I want to say quite clearly what the National Board for Prices and Incomes can do. The Board can consider, on the basis of references made to it, all questions related to productivity, and in this respect the right hon. Gentleman was pushing at an open door. When the Board considers a reference and considers the productivity element involved, of course it may find itself considering restrictive practices on both the management and the other side. In this respect the Amendment is unnecessary. If obstacles to efficiency are to be overcome and the Board has any part to play, it will consider restrictive practices in the normal course of its investigations and will be looking at the sort of questions mentioned by the hon. Member for Orpington (Mr. Lubbock), for example.

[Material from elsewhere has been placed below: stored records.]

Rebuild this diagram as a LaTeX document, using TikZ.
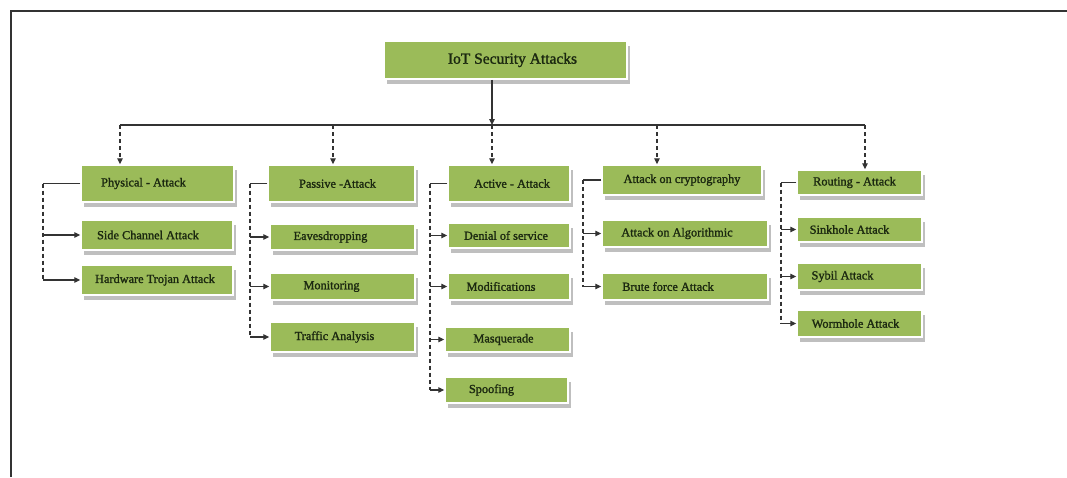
\documentclass[tikz,border=0pt]{standalone}
\usepackage{fontspec}
\setmainfont{Liberation Serif}
\newfontfamily\boxfont{Liberation Serif}[FakeBold=1.4]
\usetikzlibrary{arrows.meta,shadows}
\definecolor{leaf}{HTML}{9BBB59}
\definecolor{ink}{HTML}{1B2810}
\definecolor{wirecol}{HTML}{333333}
\begin{document}
\begin{tikzpicture}[x=1pt,y=-1pt,
  box/.style={draw=white, line width=1.5pt, fill=leaf, text=ink, inner sep=0pt,
    font=\boxfont\fontsize{12.3}{14}\selectfont,
    drop shadow={shadow xshift=3pt, shadow yshift=-5pt, fill=gray!50, opacity=1}},
  rootbox/.style={box, font=\boxfont\fontsize{15.5}{18}\selectfont},
  wh/.style 2 args={minimum width=#1pt, minimum height=#2pt},
  dx/.style={execute at begin node={\hspace*{#1}\hspace*{#1}}},
  wire/.style={draw=wirecol, line width=1.1pt},
  spine/.style={wire, dash pattern=on 4pt off 3pt},
  tip/.style={-{Triangle[length=6pt,width=5.5pt]}}
]
\useasboundingbox (0,0) rectangle (1067,477);
\fill[white] (0,0) rectangle (1067,477);
% outer frame (top and left edges)
\draw[line width=2pt, black!80] (10.5,477) -- (10.5,11) -- (1067,11);

% root
\node[rootbox, wh={243}{38}, dx=7pt] (root) at (505.5,60) {IoT Security Attacks};

% category heads
\node[box, wh={153}{37}, dx=-14pt] (phys)   at (157.5,183.5) {Physical - Attack};
\node[box, wh={147}{37}, dx=-4pt]  (pass)   at (341.5,183.5) {Passive -Attack};
\node[box, wh={122}{37}, dx=3pt]   (act)    at (509,183.5)   {Active - Attack};
\node[box, wh={160}{30}]           (crypt)  at (682,180)     {Attack on cryptography};
\node[box, wh={125}{25}, dx=-5pt]  (route)  at (859.5,182.5) {Routing - Attack};

% physical
\node[box, wh={152}{30}, dx=-9pt]  (side)   at (157,235)   {Side Channel Attack};
\node[box, wh={152}{30}, dx=-2pt]  (hw)     at (157,280)   {Hardware Trojan Attack};
% passive
\node[box, wh={145}{26}, dx=-12pt] (eaves)  at (342.5,237)   {Eavesdropping};
\node[box, wh={145}{27}, dx=-11pt] (mon)    at (342.5,286.5) {Monitoring};
\node[box, wh={145}{30}, dx=-8pt]  (traf)   at (342.5,337)   {Traffic Analysis};
% active
\node[box, wh={122}{25}, dx=-3pt]  (dos)    at (509,235.5)   {Denial of service};
\node[box, wh={122}{27}, dx=-8pt]  (modif)  at (509,286.5)   {Modifications};
\node[box, wh={125}{25}, dx=-4pt]  (masq)   at (507.5,339.5) {Masquerade};
\node[box, wh={123}{26}, dx=-15pt] (spoof)  at (506.5,390)   {Spoofing};
% cryptography
\node[box, wh={166}{27}, dx=-8pt]  (algo)   at (685,233.5)   {Attack on Algorithmic};
\node[box, wh={166}{27}, dx=-17pt] (brute)  at (685,286.5)   {Brute force Attack};
% routing
\node[box, wh={125}{25}, dx=-10pt] (sink)   at (859.5,229.5) {Sinkhole Attack};
\node[box, wh={125}{27}, dx=-17pt] (sybil)  at (859.5,276.5) {Sybil Attack};
\node[box, wh={125}{27}, dx=-4pt]  (worm)   at (859.5,323.5) {Wormhole Attack};

% bus from the root to the five categories
\coordinate (h1) at (120,125);
\coordinate (h2) at (333,125);
\coordinate (h3) at (492,125);
\coordinate (h4) at (657,125);
\coordinate (h5) at (865,125);
\draw[wire] (h1) -- (h5);
\draw[wire, tip] (root.south -| h3) -- (h3);
\draw[spine, tip] (h1) -- (h1 |- phys.north);
\draw[spine, tip] (h2) -- (h2 |- pass.north);
\draw[spine, tip] (h3) -- (h3 |- act.north);
\draw[spine, tip] (h4) -- (h4 |- crypt.north);
\draw[spine, tip] (h5) -- (h5 |- route.north);

% spines on the left of each column
\coordinate (s1) at (43,0);
\coordinate (s2) at (250,0);
\coordinate (s3) at (430,0);
\coordinate (s4) at (583,0);
\coordinate (s5) at (781,0);

\draw[wire] (phys.west) -- (phys.west -| s1);
\draw[spine] (phys.west -| s1) -- (hw.west -| s1);
\foreach \c in {side,hw} \draw[wire, tip] (\c.west -| s1) -- (\c.west);

\draw[wire] (pass.west) -- (pass.west -| s2);
\draw[spine] (pass.west -| s2) -- (traf.west -| s2);
\foreach \c in {eaves,mon,traf} \draw[wire, tip] (\c.west -| s2) -- (\c.west);

\draw[wire] (act.west) -- (act.west -| s3);
\draw[spine] (act.west -| s3) -- (spoof.west -| s3);
\foreach \c in {dos,modif,masq,spoof} \draw[wire, tip] (\c.west -| s3) -- (\c.west);

\draw[wire] (crypt.west) -- (crypt.west -| s4);
\draw[spine] (crypt.west -| s4) -- (brute.west -| s4);
\foreach \c in {algo,brute} \draw[wire, tip] (\c.west -| s4) -- (\c.west);

\draw[wire] (route.west) -- (route.west -| s5);
\draw[spine] (route.west -| s5) -- (worm.west -| s5);
\foreach \c in {sink,sybil,worm} \draw[wire, tip] (\c.west -| s5) -- (\c.west);
\end{tikzpicture}
\end{document}
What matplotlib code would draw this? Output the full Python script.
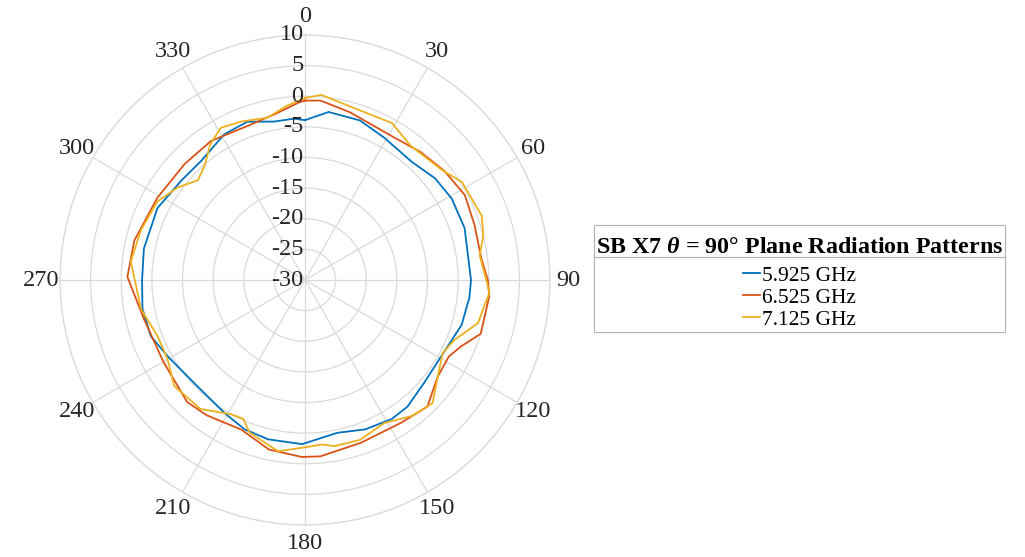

First, the operations of the Board will cover restrictive practices by encompassing them in its work and in its reports on problems of productivity. Secondly, if we were to do as the right hon. Gentleman proposes, we should pre-judge the Board's reports. The right hon. Gentleman said quite openly, as he said in Committee, that he wanted the spotlight to be turned on restrictive practices. If we carried through the implications of that, we should be referring restrictive practices to the Board and pre-judging their nature before the Board had had an opportunity to consider them.
It is far better to make references to the Board on prices or incomes questions and assume that in the course of its investigations it will consider restrictive practices. In that way we shall not prejudge its investigations or its conclusions, which is precisely what we would do if we made an issue of restrictive practices in the way which the right hon. Gentleman has in mind.
I half agree with what my hon. and learned Friend the Member for Northampton (Mr. Paget) said. Many restrictive practices on the labour side have grown up over a long period as a defence against unemployment and as a reaction to the fear of unemployment. For that reason, we can be sympathetic towards these practices where they have existed, but I certainly do not take as gloomy and cynical a view about the impossibility of overcoming them. There is no room for conservatism of any kind, even if it is conservatism born of a proper desire to defend oneself against the consequences of unemployment. I take a much more optimistic view of the capacity of the great majority of men and women to consider the current situation and to regard it as greatly different from the situation of 20 or 30 years ago, despite immediate problems.
We should seek to understand why restrictive practices grew up while at the same time not seeking to perpetuate them in any way, either by word of mouth or failing to draw attention to them when they are properly obstacles to efficiency. I must ask the House to resist the Amendment, but in doing so I say again that where restrictive practices impede efficiency, we hope that they will be abandoned and that we think that they are something which should be properly encompassed by the Board's inquiries and reports.